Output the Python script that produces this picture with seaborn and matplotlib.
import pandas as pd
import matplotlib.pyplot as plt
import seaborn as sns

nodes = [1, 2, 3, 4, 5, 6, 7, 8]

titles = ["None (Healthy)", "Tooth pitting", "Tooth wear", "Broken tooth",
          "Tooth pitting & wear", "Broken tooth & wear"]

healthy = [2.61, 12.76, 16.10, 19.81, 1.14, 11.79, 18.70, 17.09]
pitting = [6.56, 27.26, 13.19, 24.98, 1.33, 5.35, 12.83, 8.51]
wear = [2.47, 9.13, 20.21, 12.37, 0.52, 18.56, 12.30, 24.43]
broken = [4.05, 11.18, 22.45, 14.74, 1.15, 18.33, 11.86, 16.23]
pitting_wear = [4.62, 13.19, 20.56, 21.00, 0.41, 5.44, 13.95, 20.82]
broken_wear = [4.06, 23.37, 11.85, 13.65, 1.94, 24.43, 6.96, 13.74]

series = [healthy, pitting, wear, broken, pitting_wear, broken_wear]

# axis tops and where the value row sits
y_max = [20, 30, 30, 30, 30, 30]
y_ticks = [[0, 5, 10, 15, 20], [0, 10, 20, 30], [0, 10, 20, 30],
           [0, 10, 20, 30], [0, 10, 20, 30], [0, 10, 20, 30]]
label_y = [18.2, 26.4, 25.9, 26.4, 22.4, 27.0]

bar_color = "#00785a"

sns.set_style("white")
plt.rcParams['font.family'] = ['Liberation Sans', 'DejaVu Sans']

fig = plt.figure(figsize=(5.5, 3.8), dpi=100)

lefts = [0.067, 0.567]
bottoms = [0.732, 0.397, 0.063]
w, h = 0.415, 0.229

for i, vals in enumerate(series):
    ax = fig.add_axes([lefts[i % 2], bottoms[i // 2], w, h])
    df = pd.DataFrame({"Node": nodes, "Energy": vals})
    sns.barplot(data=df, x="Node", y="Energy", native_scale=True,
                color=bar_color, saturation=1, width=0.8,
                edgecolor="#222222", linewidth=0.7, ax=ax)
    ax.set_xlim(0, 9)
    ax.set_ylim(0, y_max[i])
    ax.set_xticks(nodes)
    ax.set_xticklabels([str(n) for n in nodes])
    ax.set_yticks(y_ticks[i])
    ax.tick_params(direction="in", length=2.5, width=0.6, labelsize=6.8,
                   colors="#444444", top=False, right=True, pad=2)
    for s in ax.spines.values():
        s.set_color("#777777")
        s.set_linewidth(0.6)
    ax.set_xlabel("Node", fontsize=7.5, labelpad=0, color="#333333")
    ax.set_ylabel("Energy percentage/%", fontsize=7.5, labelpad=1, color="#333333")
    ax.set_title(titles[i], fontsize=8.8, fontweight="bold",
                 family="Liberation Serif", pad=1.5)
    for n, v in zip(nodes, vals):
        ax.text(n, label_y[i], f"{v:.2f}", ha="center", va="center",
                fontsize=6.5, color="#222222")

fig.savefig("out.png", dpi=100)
------------------------------------------------
[SET PROBLEM]:
Reproduce the data, keeping every line exactly the same.

[OUTPUT FOR THIS TASK]:
Output the Python script that produces this picture with seaborn and matplotlib.
import pandas as pd
import matplotlib.pyplot as plt
import seaborn as sns

nodes = [1, 2, 3, 4, 5, 6, 7, 8]

titles = ["None (Healthy)", "Tooth pitting", "Tooth wear", "Broken tooth",
          "Tooth pitting & wear", "Broken tooth & wear"]

healthy = [2.61, 12.76, 16.10, 19.81, 1.14, 11.79, 18.70, 17.09]
pitting = [6.56, 27.26, 13.19, 24.98, 1.33, 5.35, 12.83, 8.51]
wear = [2.47, 9.13, 20.21, 12.37, 0.52, 18.56, 12.30, 24.43]
broken = [4.05, 11.18, 22.45, 14.74, 1.15, 18.33, 11.86, 16.23]
pitting_wear = [4.62, 13.19, 20.56, 21.00, 0.41, 5.44, 13.95, 20.82]
broken_wear = [4.06, 23.37, 11.85, 13.65, 1.94, 24.43, 6.96, 13.74]

series = [healthy, pitting, wear, broken, pitting_wear, broken_wear]

# axis tops and where the value row sits
y_max = [20, 30, 30, 30, 30, 30]
y_ticks = [[0, 5, 10, 15, 20], [0, 10, 20, 30], [0, 10, 20, 30],
           [0, 10, 20, 30], [0, 10, 20, 30], [0, 10, 20, 30]]
label_y = [18.2, 26.4, 25.9, 26.4, 22.4, 27.0]

bar_color = "#00785a"

sns.set_style("white")
plt.rcParams['font.family'] = ['Liberation Sans', 'DejaVu Sans']

fig = plt.figure(figsize=(5.5, 3.8), dpi=100)

lefts = [0.067, 0.567]
bottoms = [0.732, 0.397, 0.063]
w, h = 0.415, 0.229

for i, vals in enumerate(series):
    ax = fig.add_axes([lefts[i % 2], bottoms[i // 2], w, h])
    df = pd.DataFrame({"Node": nodes, "Energy": vals})
    sns.barplot(data=df, x="Node", y="Energy", native_scale=True,
                color=bar_color, saturation=1, width=0.8,
                edgecolor="#222222", linewidth=0.7, ax=ax)
    ax.set_xlim(0, 9)
    ax.set_ylim(0, y_max[i])
    ax.set_xticks(nodes)
    ax.set_xticklabels([str(n) for n in nodes])
    ax.set_yticks(y_ticks[i])
    ax.tick_params(direction="in", length=2.5, width=0.6, labelsize=6.8,
                   colors="#444444", top=False, right=True, pad=2)
    for s in ax.spines.values():
        s.set_color("#777777")
        s.set_linewidth(0.6)
    ax.set_xlabel("Node", fontsize=7.5, labelpad=0, color="#333333")
    ax.set_ylabel("Energy percentage/%", fontsize=7.5, labelpad=1, color="#333333")
    ax.set_title(titles[i], fontsize=8.8, fontweight="bold",
                 family="Liberation Serif", pad=1.5)
    for n, v in zip(nodes, vals):
        ax.text(n, label_y[i], f"{v:.2f}", ha="center", va="center",
                fontsize=6.5, color="#222222")

fig.savefig("out.png", dpi=100)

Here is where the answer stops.